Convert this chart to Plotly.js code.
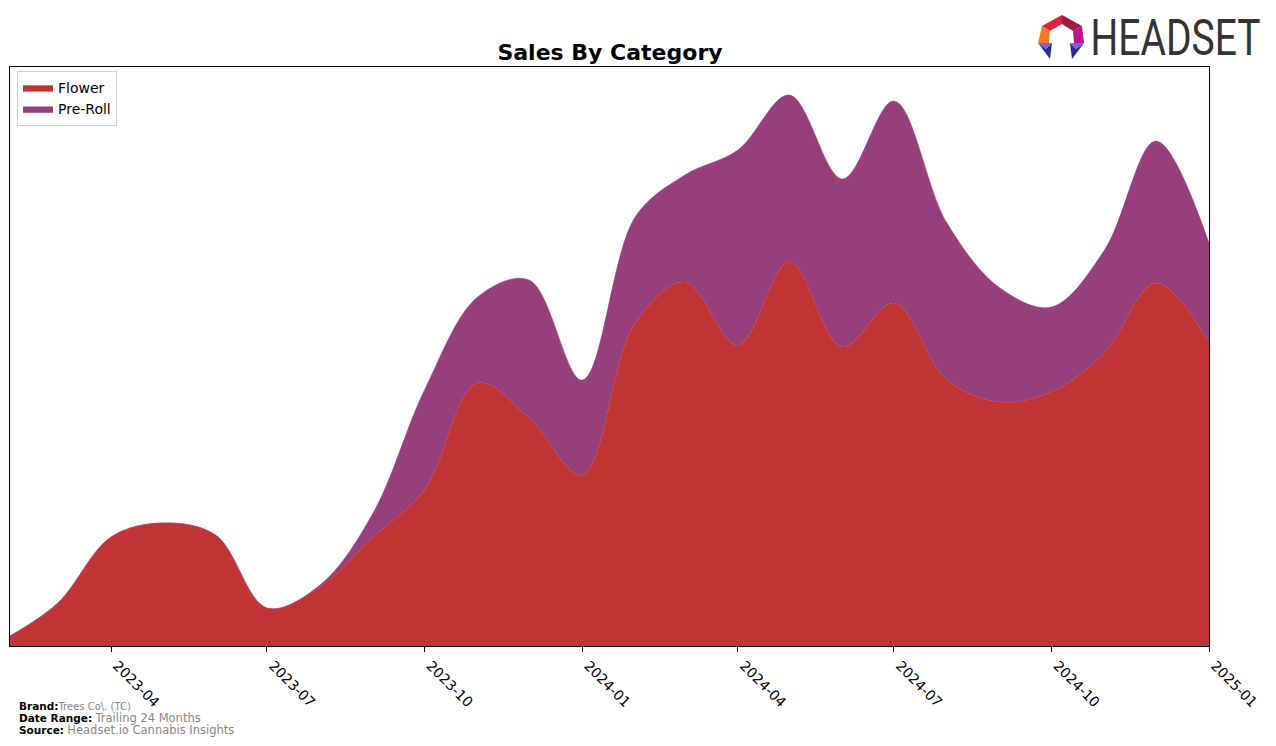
<!DOCTYPE html>
<html><head><meta charset="utf-8">
<script src="https://cdn.plot.ly/plotly-3.0.1.min.js"></script>
<style>html,body{margin:0;padding:0;background:#fff}#chart{width:1276px;height:746px}</style>
</head><body><div id="chart"></div>
<script>
const months = ["2023-02-01","2023-03-01","2023-04-01","2023-05-01","2023-06-01","2023-07-01","2023-08-01","2023-09-01","2023-10-01","2023-11-01","2023-12-01","2024-01-01","2024-02-01","2024-03-01","2024-04-01","2024-05-01","2024-06-01","2024-07-01","2024-08-01","2024-09-01","2024-10-01","2024-11-01","2024-12-01","2025-01-01"];
const flower = [10,43,109,123,111,38,59,109,156,263,228,171,323,364,301,384,299,343,266,244,254,293,363,303];
const preRoll = [0,0,0,0,0,0,2,24,100,86,138,95,106,107,195,167,168,202,157,114,85,103,142,100];
const tickVals = ["2023-04-01","2023-07-01","2023-10-01","2024-01-01","2024-04-01","2024-07-01","2024-10-01","2025-01-01"];
const tickText = ["2023-04","2023-07","2023-10","2024-01","2024-04","2024-07","2024-10","2025-01"];

const traces = [
  {x: months, y: flower, name: "Flower", type: "scatter", mode: "lines", stackgroup: "one",
   line: {shape: "spline", smoothing: 1, width: 0.5, color: "#C03433"}, fillcolor: "#C03433"},
  {x: months, y: preRoll, name: "Pre-Roll", type: "scatter", mode: "lines", stackgroup: "one",
   line: {shape: "spline", smoothing: 1, width: 0.5, color: "#963F7A"}, fillcolor: "#963F7A"}
];

const logoSvg = '<svg xmlns="http://www.w3.org/2000/svg" width="46" height="44" viewBox="0 0 46 44">' +
  '<polygon points="24,0 4,11 12,16 24,9" fill="#d8223a"/>' +
  '<polygon points="24,0 44,11 35,16 24,9" fill="#a8183e"/>' +
  '<polygon points="4,11 0,28 11,28 12,16" fill="#f07a22"/>' +
  '<polygon points="44,11 46,28 36,28 35,16" fill="#b8168a"/>' +
  '<polygon points="0,28 14,28 8,34" fill="#7466e0"/>' +
  '<polygon points="0,28 8,34 14,28 12,44" fill="#2b2d8c"/>' +
  '<polygon points="32,28 46,28 38,34" fill="#7466e0"/>' +
  '<polygon points="32,28 38,34 46,28 34,44" fill="#2b2d8c"/>' +
  '</svg>';

const px = v => (v - 10) / 1199;
const py = v => (646 - v) / 579;

const layout = {
  width: 1276, height: 746,
  margin: {l: 10, r: 67, t: 67, b: 100},
  paper_bgcolor: "#fff", plot_bgcolor: "#fff",
  font: {family: "DejaVu Sans", color: "#000"},
  title: {text: "<b>Sales By Category</b>", x: 610/1276, xanchor: "center", y: 1 - 52/746, yanchor: "middle",
          font: {family: "DejaVu Sans", size: 22, color: "#000"}},
  showlegend: true,
  legend: {x: px(17), y: py(71), xanchor: "left", yanchor: "top", bgcolor: "#fff",
           bordercolor: "#d0d0d0", borderwidth: 1, font: {family: "DejaVu Sans", size: 14, color: "#000"},
           traceorder: "normal", tracegroupgap: 0, itemwidth: 30},
  xaxis: {type: "date", range: ["2023-02-01", "2025-01-01"], tickvals: tickVals, ticktext: tickText,
          tickangle: 45, ticks: "outside", ticklen: 5, tickcolor: "#000", showgrid: false, zeroline: false,
          showline: true, linecolor: "#000", linewidth: 1, mirror: true, ticklabelshift: 6,
          tickfont: {family: "DejaVu Sans", size: 14, color: "#000"}},
  yaxis: {range: [0, 579], showticklabels: false, ticks: "", showgrid: false, zeroline: false,
          showline: true, linecolor: "#000", linewidth: 1, mirror: true, fixedrange: true},
  images: [{source: "data:image/svg+xml;base64," + btoa(logoSvg), xref: "paper", yref: "paper",
            x: px(1038), y: py(15), sizex: 46/1199, sizey: 44/579, xanchor: "left", yanchor: "top",
            sizing: "stretch", layer: "above"}],
  annotations: [
    {text: "HEADSET", xref: "paper", yref: "paper", x: px(1175), y: py(38),
     xanchor: "center", yanchor: "middle", showarrow: false,
     font: {family: "Roboto", size: 42, color: "#333"}},
    {text: "<b>Brand:</b><span style='color:#888;font-size:10px'>Trees Co\\. (TC)</span>", xref: "paper", yref: "paper",
     x: px(17), y: py(705.5), xanchor: "left", yanchor: "middle", showarrow: false,
     font: {family: "DejaVu Sans", size: 10.5, color: "#000"}},
    {text: "<b>Date Range:</b> <span style='color:#888;font-size:11.5px'>Trailing 24 Months</span>", xref: "paper", yref: "paper",
     x: px(17), y: py(717.5), xanchor: "left", yanchor: "middle", showarrow: false,
     font: {family: "DejaVu Sans", size: 10.5, color: "#000"}},
    {text: "<b>Source:</b> <span style='color:#888;font-size:11.5px'>Headset.io Cannabis Insights</span>", xref: "paper", yref: "paper",
     x: px(17), y: py(729.5), xanchor: "left", yanchor: "middle", showarrow: false,
     font: {family: "DejaVu Sans", size: 10.5, color: "#000"}}
  ]
};
Plotly.newPlot("chart", traces, layout, {displayModeBar: false, staticPlot: true}).then(gd => {
  gd.querySelectorAll("text.annotation-text").forEach(t => {
    if (t.textContent === "HEADSET") {
      const b = t.getBBox();
      const cx = b.x + b.width / 2, cy = b.y + b.height / 2;
      t.setAttribute("textLength", "170");
      t.setAttribute("lengthAdjust", "spacingAndGlyphs");
      t.setAttribute("transform", `translate(${cx},${cy}) scale(1,1.2) translate(${-cx},${-cy})`);
    }
  });
});
</script></body></html>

***

### DESCRIPTION OF THE TASK
Repeat only the lines between the start of the data and the line with "const py = v => (646 - v) / 579;", including those two lines, and skip the pictures.

### FULL OUTPUT
Convert this chart to Plotly.js code.
<!DOCTYPE html>
<html><head><meta charset="utf-8">
<script src="https://cdn.plot.ly/plotly-3.0.1.min.js"></script>
<style>html,body{margin:0;padding:0;background:#fff}#chart{width:1276px;height:746px}</style>
</head><body><div id="chart"></div>
<script>
const months = ["2023-02-01","2023-03-01","2023-04-01","2023-05-01","2023-06-01","2023-07-01","2023-08-01","2023-09-01","2023-10-01","2023-11-01","2023-12-01","2024-01-01","2024-02-01","2024-03-01","2024-04-01","2024-05-01","2024-06-01","2024-07-01","2024-08-01","2024-09-01","2024-10-01","2024-11-01","2024-12-01","2025-01-01"];
const flower = [10,43,109,123,111,38,59,109,156,263,228,171,323,364,301,384,299,343,266,244,254,293,363,303];
const preRoll = [0,0,0,0,0,0,2,24,100,86,138,95,106,107,195,167,168,202,157,114,85,103,142,100];
const tickVals = ["2023-04-01","2023-07-01","2023-10-01","2024-01-01","2024-04-01","2024-07-01","2024-10-01","2025-01-01"];
const tickText = ["2023-04","2023-07","2023-10","2024-01","2024-04","2024-07","2024-10","2025-01"];

const traces = [
  {x: months, y: flower, name: "Flower", type: "scatter", mode: "lines", stackgroup: "one",
   line: {shape: "spline", smoothing: 1, width: 0.5, color: "#C03433"}, fillcolor: "#C03433"},
  {x: months, y: preRoll, name: "Pre-Roll", type: "scatter", mode: "lines", stackgroup: "one",
   line: {shape: "spline", smoothing: 1, width: 0.5, color: "#963F7A"}, fillcolor: "#963F7A"}
];

const logoSvg = '<svg xmlns="http://www.w3.org/2000/svg" width="46" height="44" viewBox="0 0 46 44">' +
  '<polygon points="24,0 4,11 12,16 24,9" fill="#d8223a"/>' +
  '<polygon points="24,0 44,11 35,16 24,9" fill="#a8183e"/>' +
  '<polygon points="4,11 0,28 11,28 12,16" fill="#f07a22"/>' +
  '<polygon points="44,11 46,28 36,28 35,16" fill="#b8168a"/>' +
  '<polygon points="0,28 14,28 8,34" fill="#7466e0"/>' +
  '<polygon points="0,28 8,34 14,28 12,44" fill="#2b2d8c"/>' +
  '<polygon points="32,28 46,28 38,34" fill="#7466e0"/>' +
  '<polygon points="32,28 38,34 46,28 34,44" fill="#2b2d8c"/>' +
  '</svg>';

const px = v => (v - 10) / 1199;
const py = v => (646 - v) / 579;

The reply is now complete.